Le paradoxe est immense : un cœur qui bat, mais qui bat au ralenti. Béni Mellal-Khénifra pourrait être un moteur du Maroc, mais elle est devenue son ventre creux. Les villes survivent, les campagnes s’épuisent, les montagnes résistent dans le silence. Les habitants, eux, continuent de se battre, de cultiver, d’enseigner, de soigner, de croire. Mais ils savent que, sans un sursaut, ce cœur oublié continuera de s’affaiblir.

Il est encore temps de redonner vie à ce territoire.

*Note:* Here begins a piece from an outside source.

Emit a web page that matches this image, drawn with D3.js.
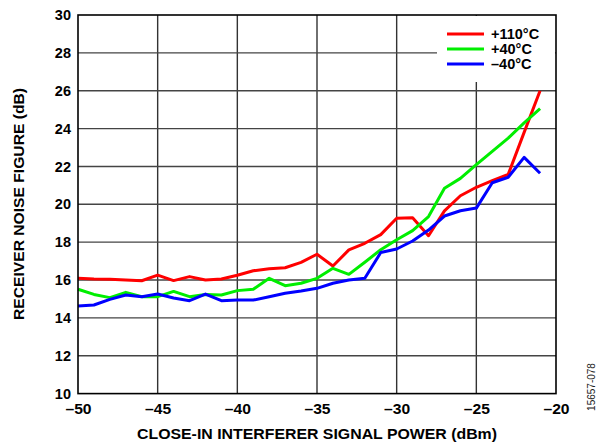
<!DOCTYPE html>
<html>
<head>
<meta charset="utf-8">
<script src="https://cdn.jsdelivr.net/npm/d3@7"></script>
<style>
  html, body { margin: 0; padding: 0; background: #fff; }
  svg { display: block; font-family: Arial, "Liberation Sans", sans-serif; }
</style>
</head>
<body>
<svg id="chart" width="600" height="445"></svg>
<script>
// Interferer power sweep (dBm) and noise figure (dB) at three temperatures
const power = [-50, -49, -48, -47, -46, -45, -44, -43, -42, -41,
               -40, -39, -38, -37, -36, -35, -34, -33, -32, -31,
               -30, -29, -28, -27, -26, -25, -24, -23, -22, -21];
const nf110 = [16.09, 16.05, 16.04, 16.0, 15.96, 16.26, 15.97, 16.18, 16.0, 16.05,
               16.25, 16.49, 16.6, 16.65, 16.93, 17.36, 16.74, 17.59, 17.94, 18.4,
               19.26, 19.29, 18.34, 19.65, 20.45, 20.9, 21.25, 21.58, 23.8, 26.0];
const nf40 = [15.51, 15.24, 15.07, 15.35, 15.12, 15.12, 15.4, 15.12, 15.24, 15.21,
              15.44, 15.51, 16.09, 15.7, 15.83, 16.09, 16.62, 16.3, 16.94, 17.6,
              18.13, 18.61, 19.35, 20.85, 21.37, 22.1, 22.8, 23.5, 24.3, 25.05];
const nfm40 = [14.63, 14.68, 14.98, 15.21, 15.12, 15.26, 15.05, 14.91, 15.26, 14.91,
               14.94, 14.94, 15.12, 15.3, 15.42, 15.56, 15.83, 16.0, 16.09, 17.45,
               17.64, 18.06, 18.64, 19.38, 19.66, 19.8, 21.14, 21.43, 22.48, 21.64];
const seriesNames = ["+110°C", "+40°C", "\u201340°C"];
const seriesColors = ["#ff0000", "#00ee00", "#0000ff"];
const xTicks = [-50, -45, -40, -35, -30, -25, -20];
const yTicks = [10, 12, 14, 16, 18, 20, 22, 24, 26, 28, 30];

const svg = d3.select("#chart");
const plot = { left: 78, right: 556, top: 15, bottom: 393.6 };

const x = d3.scaleLinear().domain([-50, -20]).range([plot.left, plot.right]);
const y = d3.scaleLinear().domain([10, 30]).range([plot.bottom, plot.top]);
const fmt = v => String(v).replace("-", "\u2013");

// grid
const grid = svg.append("g");
grid.selectAll(".gx").data(xTicks.slice(1, -1)).enter().append("line")
  .attr("x1", d => x(d)).attr("x2", d => x(d))
  .attr("y1", plot.top).attr("y2", plot.bottom)
  .attr("stroke", "#333").attr("stroke-width", 1.4);
grid.selectAll(".gy").data(yTicks.slice(1, -1)).enter().append("line")
  .attr("x1", plot.left).attr("x2", plot.right)
  .attr("y1", d => y(d)).attr("y2", d => y(d))
  .attr("stroke", "#444").attr("stroke-width", 1.4);

// legend backdrop hides the grid behind it
svg.append("rect").attr("x", 437).attr("y", plot.top + 1)
  .attr("width", plot.right - 437 - 1).attr("height", 66).attr("fill", "#fff");

// series
const series = [nf110, nf40, nfm40];
const line = d3.line().x((d, i) => x(power[i])).y(d => y(d));
series.forEach((vals, k) => {
  svg.append("path").datum(vals)
    .attr("d", line)
    .attr("fill", "none")
    .attr("stroke", seriesColors[k])
    .attr("stroke-width", 3)
    .attr("stroke-linejoin", "round");
});

// frame
svg.append("rect").attr("x", plot.left).attr("y", plot.top)
  .attr("width", plot.right - plot.left).attr("height", plot.bottom - plot.top)
  .attr("fill", "none").attr("stroke", "#000").attr("stroke-width", 1.6);

// axes
const xAxis = svg.append("g").attr("transform", `translate(0,${plot.bottom})`)
  .call(d3.axisBottom(x).tickValues(xTicks).tickSize(0).tickPadding(10).tickFormat(fmt));
const yAxis = svg.append("g").attr("transform", `translate(${plot.left},0)`)
  .call(d3.axisLeft(y).tickValues(yTicks).tickSize(0).tickPadding(7).tickFormat(fmt));
[xAxis, yAxis].forEach(a => {
  a.select(".domain").remove();
  a.selectAll("text").attr("font-size", 14.5).attr("font-weight", "bold")
    .attr("fill", "#000").attr("font-family", "Arial, 'Liberation Sans', sans-serif");
});
xAxis.selectAll("text").attr("textLength", function () {
  return this.getComputedTextLength() * 1.08;
}).attr("lengthAdjust", "spacingAndGlyphs");

// legend
const leg = svg.append("g");
seriesNames.forEach((name, k) => {
  const ly = 34 + k * 15;
  leg.append("line").attr("x1", 447).attr("x2", 484).attr("y1", ly).attr("y2", ly)
    .attr("stroke", seriesColors[k]).attr("stroke-width", 3);
  leg.append("text").attr("x", 491).attr("y", ly + 5)
    .attr("font-size", 14.5).attr("font-weight", "bold").text(name);
});

// axis titles
svg.append("text").attr("x", 317).attr("y", 439)
  .attr("text-anchor", "middle").attr("font-size", 14.5).attr("font-weight", "bold")
  .attr("textLength", 360).attr("lengthAdjust", "spacingAndGlyphs")
  .text("CLOSE-IN INTERFERER SIGNAL POWER (dBm)");
svg.append("text")
  .attr("transform", "translate(24,204) rotate(-90)")
  .attr("text-anchor", "middle").attr("font-size", 14.5).attr("font-weight", "bold")
  .attr("textLength", 232).attr("lengthAdjust", "spacingAndGlyphs")
  .text("RECEIVER NOISE FIGURE (dB)");
svg.append("text")
  .attr("transform", "translate(595,387) rotate(-90)")
  .attr("text-anchor", "middle").attr("font-size", 10).attr("fill", "#222")
  .text("15657-078");
</script>
</body>
</html>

Investir dans trois hôpitaux provinciaux modernes pour sauver des vies, généraliser le préscolaire pour préparer l’avenir, créer des internats de jeunes filles pour briser le cercle de l’abandon scolaire, développer un tourisme intégré et durable autour de Bin El Ouidane, Ouzoud et Khénifra, soutenir réellement les petits agriculteurs par la formation, l’irrigation et la mise en marché. Réinventer Khouribga comme un pôle industriel et non plus seulement minier. Faire de Béni Mellal-Khénifra non plus un fournisseur oublié, mais un acteur central du Maroc de demain.
 
Ce jour-là alors, la région de Béni Mellal-Khénifra cessera d’être un ventre creux. Elle redeviendra ce qu’elle n’aurait jamais dû cesser d’être : le cœur vivant, fort et fier d’un Maroc réconcilié avec lui-même.